Beryl Power

Beryl Millicent le Poer Power was born in 1891. Her father, a stockbroker, was convicted of fraud shortly before she was born and she subsequently had very little contact with him. Her mother died when Beryl was about twelve. Beryl was educated at Oxford High School and Girton College, Cambridge where she studied history from 1910 to 1913. On leaving Girton, she became an organiser and speaker for the National Union of Women's Suffrage Societies. This work was terminated by the outbreak of the First World War and she became an inspector in the Board of Trade, under the Trade Boards Act, which dealt with minimum wages in what were known as the 'sweated' industries; now known as sweatshops. As a woman, she was generally only permitted to investigate employers of female labour.  She became a leading light in the Council of Women Civil Servants and was one of the small number of women promoted to Principal out of the executive grades, and so reached the Administrative Class before the 1925 removal of the direct recruitment ban.
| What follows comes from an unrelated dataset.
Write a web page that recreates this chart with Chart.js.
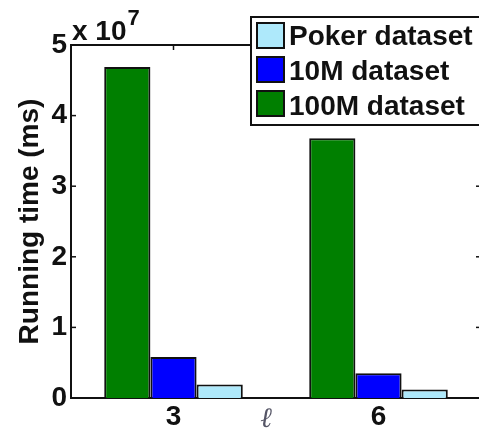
<!DOCTYPE html>
<html><head><meta charset="utf-8">
<script src="https://cdn.jsdelivr.net/npm/chart.js@4/dist/chart.umd.min.js"></script>
<style>html,body{margin:0;padding:0;overflow:hidden;background:#fff;width:479px;height:433px}canvas{display:block}</style>
</head><body><canvas id="c" width="484" height="433"></canvas>
<script>
const categories = ['3', '6'];
const seriesNames = ['100M dataset', '10M dataset', 'Poker dataset'];
const values100M = [4.69e7, 3.68e7];
const values10M = [0.58e7, 0.35e7];
const valuesPoker = [0.19e7, 0.12e7];
const yTickValues = [0, 1, 2, 3, 4, 5];
const colors = ['#007f00', '#0000ff', '#aee9fb'];
const FONT = 'Liberation Sans, Arial, sans-serif';

function line(ctx, x1, y1, x2, y2) { ctx.beginPath(); ctx.moveTo(x1, y1); ctx.lineTo(x2, y2); ctx.stroke(); }

const boxPlugin = {
  id: 'box',
  beforeDatasetsDraw(chart) {
    const { ctx, chartArea: a, scales: { x, y } } = chart;
    ctx.save();
    ctx.strokeStyle = '#111';
    ctx.lineWidth = 2;
    ctx.strokeRect(a.left, a.top, a.right - a.left, a.bottom - a.top);
    ctx.lineWidth = 1.5;
    yTickValues.forEach(t => {
      const py = y.getPixelForValue(t * 1e7);
      line(ctx, a.left, py, a.left + 5, py);
      line(ctx, a.right - 5, py, a.right, py);
    });
    categories.forEach((c, i) => {
      const px = x.getPixelForValue(i);
      line(ctx, px, a.top, px, a.top + 5);
    });
    ctx.restore();
  },
  afterDraw(chart) {
    const { ctx, chartArea: a } = chart;
    ctx.save();
    ctx.fillStyle = '#111';
    // exponent label
    ctx.font = 'bold 28px ' + FONT;
    ctx.textAlign = 'left';
    ctx.textBaseline = 'alphabetic';
    ctx.fillText('x 10', 72, 40);
    const w = ctx.measureText('x 10').width;
    ctx.font = 'bold 22px ' + FONT;
    ctx.fillText('7', 72 + w + 1, 25);
    // y title
    ctx.save();
    ctx.translate(38, (a.top + a.bottom) / 2);
    ctx.rotate(-Math.PI / 2);
    ctx.font = 'bold 28px ' + FONT;
    ctx.textAlign = 'center';
    ctx.textBaseline = 'alphabetic';
    ctx.fillText('Running time (ms)', 0, 0);
    ctx.restore();
    // x title
    ctx.font = 'italic 28px DejaVu Serif, serif';
    ctx.fillStyle = '#556';
    ctx.textAlign = 'center';
    ctx.fillText('\u2113', 266, 427);
    // legend
    ctx.fillStyle = '#fff';
    ctx.fillRect(251, 17, 240, 108);
    ctx.strokeStyle = '#111';
    ctx.lineWidth = 2;
    ctx.strokeRect(251, 17, 240, 108);
    const ds = chart.data.datasets;
    const order = [2, 1, 0];
    const baselines = [45, 80, 115];
    order.forEach((di, i) => {
      const sy = 23 + i * 34;
      ctx.fillStyle = ds[di].backgroundColor;
      ctx.fillRect(257, sy, 27, 25);
      ctx.strokeStyle = '#111';
      ctx.lineWidth = 2;
      ctx.strokeRect(257, sy, 27, 25);
      ctx.fillStyle = '#111';
      ctx.font = 'bold 28px ' + FONT;
      ctx.textAlign = 'left';
      ctx.fillText(ds[di].label, 289, baselines[i]);
    });
    ctx.restore();
  }
};

new Chart(document.getElementById('c'), {
  type: 'bar',
  data: {
    labels: categories,
    datasets: [
      { label: seriesNames[0], data: values100M, backgroundColor: colors[0] },
      { label: seriesNames[1], data: values10M, backgroundColor: colors[1] },
      { label: seriesNames[2], data: valuesPoker, backgroundColor: colors[2] }
    ].map(d => Object.assign(d, { borderColor: '#111', borderWidth: 2, categoryPercentage: 0.676, barPercentage: 1 }))
  },
  options: {
    responsive: false,
    animation: false,
    devicePixelRatio: 1,
    layout: { padding: { left: 0, top: 45, right: 3, bottom: 0 } },
    plugins: { legend: { display: false }, tooltip: { enabled: false } },
    scales: {
      x: {
        grid: { display: false, drawTicks: false },
        border: { display: false },
        ticks: { font: { family: FONT, size: 28, weight: 'bold' }, color: '#111', padding: 2 },
        afterFit: s => { s.height = 35; }
      },
      y: {
        min: 0, max: 5e7,
        grid: { display: false, drawTicks: false },
        border: { display: false },
        ticks: { stepSize: 1e7, font: { family: FONT, size: 28, weight: 'bold' }, color: '#111', padding: 4,
                 callback: v => String(v / 1e7) },
        afterFit: s => { s.width = 71; }
      }
    }
  },
  plugins: [boxPlugin]
});
</script>
</body></html>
Highlights of a varied career included her 1929 appointment as the only woman member of a Royal Commission set up to investigate the condition of workers in industry and in industrialised agriculture in India and Burma.  Although it was expected that she would deal only with the womanly aspects of the inquiry, she used her expert knowledge across the whole remit of the inquiry, and was an incisive questioner, prompting one of the British officials billed to give evidence to exclaim 'I have heard about Miss Power. Now I must pull my socks up.'

On her journey home via Persia and Palestine, Beryl was asked by the company to visit the the Anglo-Persian Oil Company [later the Anglo-Iranian Oil Company and eventually British Petroleum] to study its welfare arrangements for its large staff of 28 nationalities.

With the threat of war in 1938 she was transferred to the task of identifying and allocating scientists to defence work, including compiling a Central Register for Persons with Scientific, Technical, Professional and Higher Administrative Qualifications. William Penney, director of Britain's postwar atom bomb project, recalled 'the theory was that the UK wasn't going to make the same mistake as in the First World War when some of our most brilliant scientists went in and were shot almost immediately'. The university vice-chancellors and the Royal Society submitted lists of qualified scientists to an 'Earmarking Committee' run by Power, ('a very forceful person') while new graduates were interviewed by representatives of the Register. By late 1939 7000 people had been listed, believed to be some 90 per cent of all the qualified scientists in the country.

In the spring of 1940 Beryl transferred to the Children's Overseas Reception Board and took charge of the selection of children who were to be evacuated overseas to escape the bombing raids. She then spent six months with the Ministry of Food organising a scheme to supply the larger air raid shelters with the wherewithal to supply hot drinks and simple foods during blitz conditions. After this she was put in charge of the Ministry of Supply's Housing and Welfare Department, a wartime department which, inter alia, ran hostels for the workers of the Royal Ordnance factories.

From 1938, plans were laid to identify and allocate scientists to defence work. William Penney, director of Britain's postwar atom bomb project, recalled 'the theory was that the UK wasn't going to make the same mistake as in the First World War when some of our most brilliant scientists went in and were shot almost immediately'.

At the end of war, she was released by the Ministry of Supply to join the staff of the United Nations Relief and Rehabilitation Administration in China, as a consultant on administrative and welfare policies, in Chungking and Shanghai, for fourteen months from November 1945. When this work finished she spent a further fourteen months with the Chinese Government's Ministry of Social Welfare to advise on Employment Exchanges and Youth Training, based in Nanking and travelling through all the major cities of China. Her last task as a civil servant was to travel once more to India, Ceylon and Burma, this time under the auspices of the United Nations Economic Commission for Asia and the Far East, to prepare a report on 'Fields of Economic Development Handicapped by Shortages of Trained Personnel'. Beryl Power's interests in retirement included the Institute of Race Relations, the Women's Council (co-operating with the women of far eastern countries) and the Over Forty Association for Women (which assisted older women of slender means in the Greater London area to reorientate themselves after misfortune or to find suitable work and lodging).

She died in 1974.

Alix Kilroy described her as "an alarming character, an obviously highly intelligent woman with pince-nez and a severe expression".